Aus unserer Sicht ist es ein fataler Fehler, dass Sie den Anlass der Neuorganisation der Polizei nicht mit einer Aufgabenkritik verbunden haben. Im Rahmen dieser Aufgabenkritik wäre zu prüfen gewesen, an welchen Stellen man polizeiliche Tätigkeit auf ihre sinnvollen Kernbereiche reduzieren kann. In diesem Kontext wäre zu prüfen gewesen, ob bspw. die Verkehrsunfallaufnahme weiterhin von der Polizei wahrzunehmen ist, es wäre zu prüfen gewesen, ob Polizeieinsätze bei privaten Großveranstaltungen weiterhin notwendig sind. Es hätte nach unserer Auffassung auch geprüft werden müssen bzw. das Polizeigesetz vom Dezember des vergangenen Jahres korrigiert werden können, in dem der dort wieder aufgenommene Ordnungsbegriff entfernt worden wäre. Auch das würde Entlastungen für polizeiliche Arbeit in den Kernbereichen bringe. Statt dessen überfrachten Sie die Polizei mit zusätzlichen Aufgaben.
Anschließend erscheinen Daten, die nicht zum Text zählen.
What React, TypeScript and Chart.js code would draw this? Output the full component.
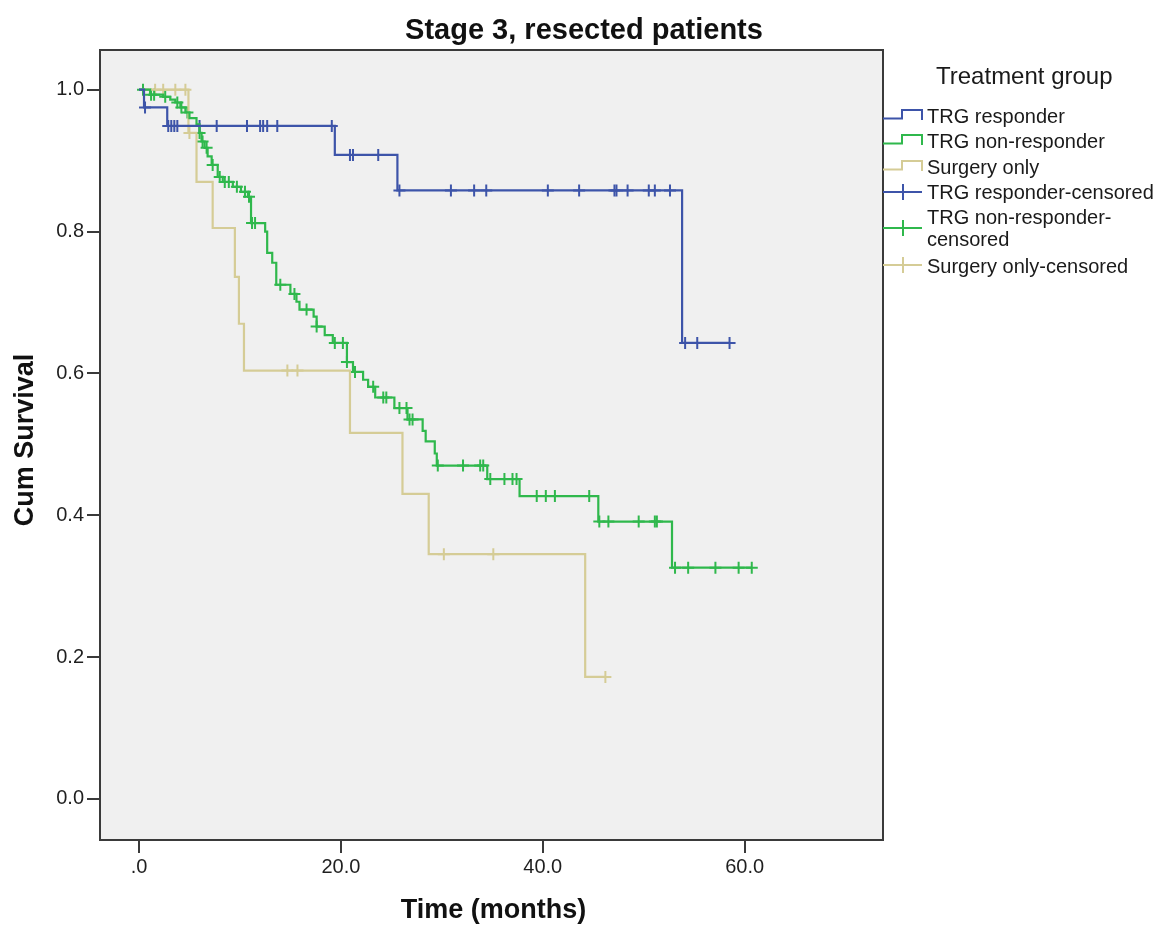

Völlig neu ist die Zuständigkeit der Polizei für Hoheitsangelegenheiten, für die allgemeine Gefahrenabwehr, für Brand- und Katastrofenschutz. Der Staat tritt als Polizei auf. Dazu gehören u.a. das Melderecht und das Versammlungs- und Demonstrationsrecht. Die Freiheit sich zu bewegen und seine Meinung zu äußern ist ein fundamentales Recht in einer Demokratie. Protestumzüge sind für jede Regierung fast immer ein Ärgernis. Auch hier geht es nicht um die Frage, ob die Polizei auf dem Boden Grundgesetzes steht, sondern es geht um Abwägungen von Freiheit und Sicherheit und um Ermessensausübung, weder aus parteipolitischer noch rein polizeilicher Sicht.
Auch die Neugliederung der Inspektionen ist ein Problem. Sie realisieren eine weiter gehende Zentralisierung. Sie heben die Einräumigkeit zwischen Polizeiorganisation und kommunaler Gebietskörperschaft auf. In Zukunft wird nicht mehr jeweils eine Polizeiinspektion für einen Landkreis oder eine kreisfreie Stadt zuständig sein. Darüberhinaus werden im Zuge der Neugliederung eine Reihe von Kommissariaten zu Polizeistationen abgestuft, mit der Folge, dass dort kein "Rund-um-die-Uhr-Dienst" mehr stattfinden wird. So sieht also Ihre Stärkung der ländlichen Räume aus!
Anrede,
ein besonderes Problem sehen wir in der im Gesetzentwurf vorgesehenen Streichung der §§ 88, 89 und 90, die bislang die Zuständigkeiten der Polizeibehörden regeln. Das die auf die Bezirksregierungen bezogenen Regelungen aufgehoben werden, liegt auf der Hand, denn diese wollen Sie ja abschaffen. Aber dass die Zuständigkeiten des Landeskriminalamtes und der neuen Polizeidirektionen nicht mehr gesetzlich wie bisher üblich und wie unseres Erachtens verfassungsrechtlich geboten im Gesetz, sondern auf dem Verordnungswege definiert werden sollen, das kann nicht hingenommen werden.